Both cells use a proprietary Laser Seam Finder, which was also designed by Gordon. This highly accurate machine is used to make sure the weld seam is in the proper location when the robot picks it up to place in the tube bender. Here’s how it works: A tiny notch is cut in the round pipes. The Laser Seam Finder rotates the pipe in front of a Cognex camera until it notices the notch. This machine can get within 1.5° of the notch – a point that is critical in this process, especially when the pipes have special features such as rivet holes or shaped ends. For pipe with straight cut ends, a color sensor is used to detect the weld seam. If the weld seam is even 5° off for these specialty pipes, it could cause the pipe’s features to shift and make for a defective product down the line. This machine, paired with the reliability of Kawasaki robots, allowed KMM to eliminate human error and drastically decrease the amount of scrap they were producing while seeing a consistent product quality.
- Operators’ heavy pipe lifting stress is reduced to one lift per pipe, as opposed to two
- The Loader/Seam Finder load height is lowered to waist level, which is an ergonomic improvement
- Robotic cells increased production
- Time freed by Bender Bots 1 & 2 allowed operators to take on additional work
- Loader/Seam Finder has up to 1.5° accuracy for weld seam finding
After implementing Bender Bots 1 and 2, KMM saw an increase in production in two ways. Bender Bot 1 allowed for non-stop production during an 8 hour shift – before automation, the operator would have to stop production repeatedly to inspect pipe, manage pipe carts, and go to break, lunch or shift change. Now, Bender Bot is able to continue running while the operator is performing these tasks, and the operator is able to take on additional tasks.
The Bender Bot cells also gave KMM the versatility they were looking for. “Our equipment isn’t dedicated to any one part,” Gordon said. “The more flexible the system is, the more we can change things around as new models come in and new models get older.”

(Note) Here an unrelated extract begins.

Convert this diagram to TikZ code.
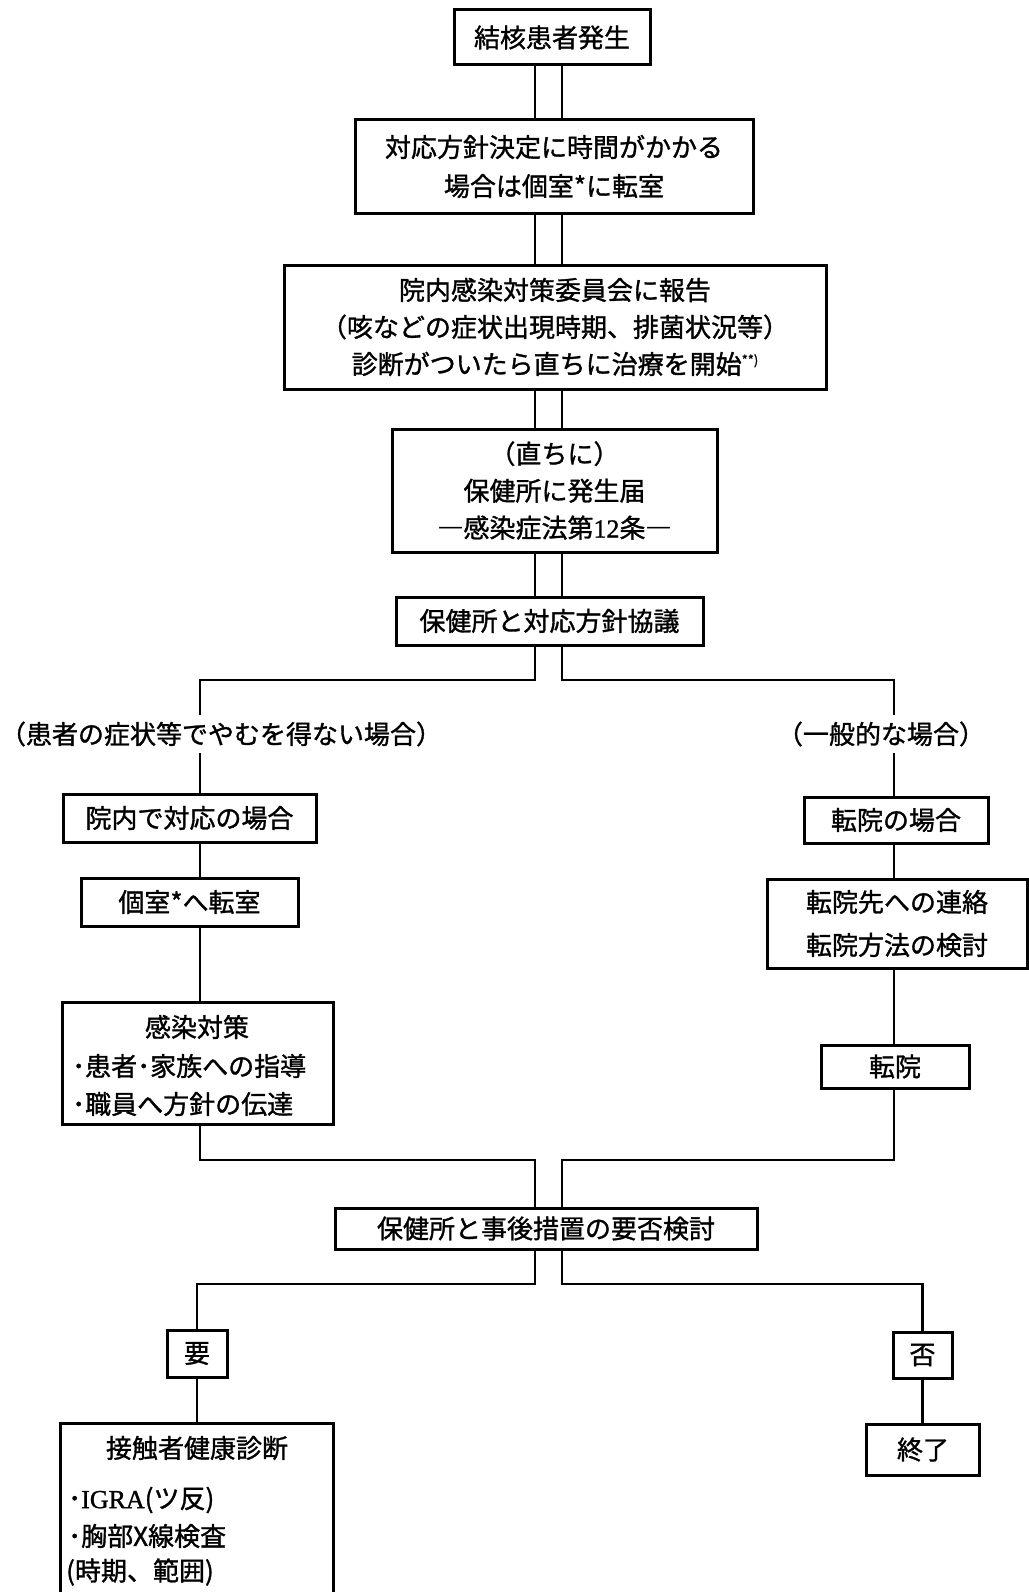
\documentclass[tikz,border=0pt]{standalone}
\usepackage{fontspec}
\setmainfont{Noto Sans CJK JP}[FakeBold=1.2]
\newfontfamily\latinserif{Liberation Serif}[FakeBold=1.2]
\begin{document}
\begin{tikzpicture}[x=1pt,y=-1pt,
  box/.style={draw, line width=3pt, inner sep=0pt, align=center,
    font=\fontsize{26}{37}\selectfont},
  txt/.style={inner sep=0pt, font=\fontsize{26}{37}\selectfont},
  lbl/.style={fill=white, inner xsep=0pt, inner ysep=7pt,
    font=\fontsize{26}{30}\selectfont},
  conn/.style={line width=2.5pt}]
\fill[white] (0,0) rectangle (1028,1592);
\useasboundingbox (0,0) rectangle (1028,1592);
% guide coordinates
\coordinate (cl) at (535,0);
\coordinate (cr) at (562,0);
\coordinate (lx) at (200,0);
\coordinate (rx) at (894,0);
\coordinate (hy1) at (0,680);
\coordinate (hy2) at (0,1160);
\coordinate (hy3) at (0,1284);
% central boxes
\node[box, minimum width=196pt, minimum height=55pt] (b1) at (552,37.5) {結核患者発生};
\node[box, minimum width=398pt, minimum height=93pt] (b2) at (554,166.5)
  {対応方針決定に時間がかかる\\[2pt]場合は個室*に転室};
\node[box, minimum width=542pt, minimum height=124pt] (b3) at (555,327)
  {院内感染対策委員会に報告\\（咳などの症状出現時期、排菌状況等）\\診断がついたら直ちに治療を開始\raisebox{9pt}{\fontsize{13}{13}\selectfont **)}};
\node[box, minimum width=325pt, minimum height=123pt] (b4) at (554.5,490.5)
  {（直ちに）\\保健所に発生届\\―感染症法第{\latinserif 12}条―};
\node[box, minimum width=307pt, minimum height=48pt] (b5) at (549.5,621) {保健所と対応方針協議};
% left branch
\node[box, minimum width=253pt, minimum height=48pt] (L1) at (189.5,818) {院内で対応の場合};
\node[box, minimum width=217pt, minimum height=48pt] (L2) at (189.5,902) {個室*へ転室};
\node[box, minimum width=271pt, minimum height=122pt] (L3) at (197.5,1063) {};
\node[txt] (L3a) at (197,1027) {感染対策};
\node[txt, anchor=west] (L3b) at (72,1066) {･患者･家族への指導};
\node[txt, anchor=west] (L3c) at (72,1104) {･職員へ方針の伝達};
% right branch
\node[box, minimum width=184pt, minimum height=46pt] (R1) at (896,820) {転院の場合};
\node[box, minimum width=260pt, minimum height=89pt] (R2) at (897,923.5)
  {転院先への連絡\\[6pt]転院方法の検討};
\node[box, minimum width=148pt, minimum height=43pt] (R3) at (895,1066.5) {転院};
% merge
\node[box, minimum width=422pt, minimum height=41pt] (b6) at (546,1228.5) {保健所と事後措置の要否検討};
\node[box, minimum width=60pt, minimum height=47pt] (Y) at (197,1353.5) {要};
\node[box, minimum width=59pt, minimum height=46pt] (N) at (922.5,1355) {否};
\node[box, minimum width=113pt, minimum height=51pt] (E) at (923,1449.5) {終了};
\node[box, minimum width=273pt, minimum height=200pt] (K) at (196.5,1523) {};
\node[txt] (Ka) at (197,1448) {接触者健康診断};
\node[txt, anchor=west] (Kb) at (68,1500) {･{\latinserif IGRA}(ツ反)};
\node[txt, anchor=west] (Kc) at (68,1536) {･胸部X線検査};
\node[txt, anchor=west] (Kd) at (66,1572) {(時期、範囲)};
% connectors: double lines
\foreach \c in {cl,cr} {
  \draw[conn] (b1.south -| \c) -- (b2.north -| \c);
  \draw[conn] (b2.south -| \c) -- (b3.north -| \c);
  \draw[conn] (b3.south -| \c) -- (b4.north -| \c);
  \draw[conn] (b4.south -| \c) -- (b5.north -| \c);
}
\draw[conn] (b5.south -| cl) -- (cl |- hy1) -- (lx |- hy1) -- (L1.north -| lx);
\draw[conn] (b5.south -| cr) -- (cr |- hy1) -- (rx |- hy1) -- (R1.north -| rx);
\node[lbl] (labL) at (221,734) {（患者の症状等でやむを得ない場合）};
\node[lbl] (labR) at (881,734) {（一般的な場合）};
\draw[conn] (L1.south -| lx) -- (L2.north -| lx);
\draw[conn] (L2.south -| lx) -- (L3.north -| lx);
\draw[conn] (R1.south -| rx) -- (R2.north -| rx);
\draw[conn] (R2.south -| rx) -- (R3.north -| rx);
\draw[conn] (L3.south -| lx) -- (lx |- hy2) -- (cl |- hy2) -- (b6.north -| cl);
\draw[conn] (R3.south -| rx) -- (rx |- hy2) -- (cr |- hy2) -- (b6.north -| cr);
\draw[conn] (b6.south -| cl) -- (cl |- hy3) -- (Y.north |- hy3) -- (Y.north);
\draw[conn] (b6.south -| cr) -- (cr |- hy3) -- (N.north |- hy3) -- (N.north);
\draw[conn] (Y.south) -- (K.north -| Y.south);
\draw[conn] (N.south) -- (E.north -| N.south);
\end{tikzpicture}
\end{document}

All components of the Bender Bot – the Laser Seam Finder, Kawasaki robots, tube bending machine and pipe carts – are all connected by Ethernet. The Tube Bender is the master, which makes it easy for the operator – they call up one program, and all of the machine components receive that program number, adjust and cross check automatically. This gives the operators more time, so they’re able to run specialty pipes through a die press prior to loading into the Laser Seam Finder. Before automation was needed, this process was done by different operators in another area of the building. This role consolidation was an unexpected benefit that KMM didn’t take into consideration when they implemented Bender Bots 1 and 2, but had a big impact on their overall efficiency.
After five years of robotic tube bending, KMM has refined their process so it’s versatile and practical. The robots unload the bent pipes into custom racks made for each specific configuration, so the carts can be wheeled to the Kawasaki robotic arc welding cells, where they attach for loading into the next step in their manufacturing process.
KMM bends 700 pipes/hour using Kawasaki robots. Currently, 33% of KMM’s pipe bending processes are automated, but they’d like that number to increase – they are looking to add a Bender Bot 3 in the next year. Over the past 5 years, KMM has met their ROI for both cells, and has seen improvements across the board – some they weren’t even expecting.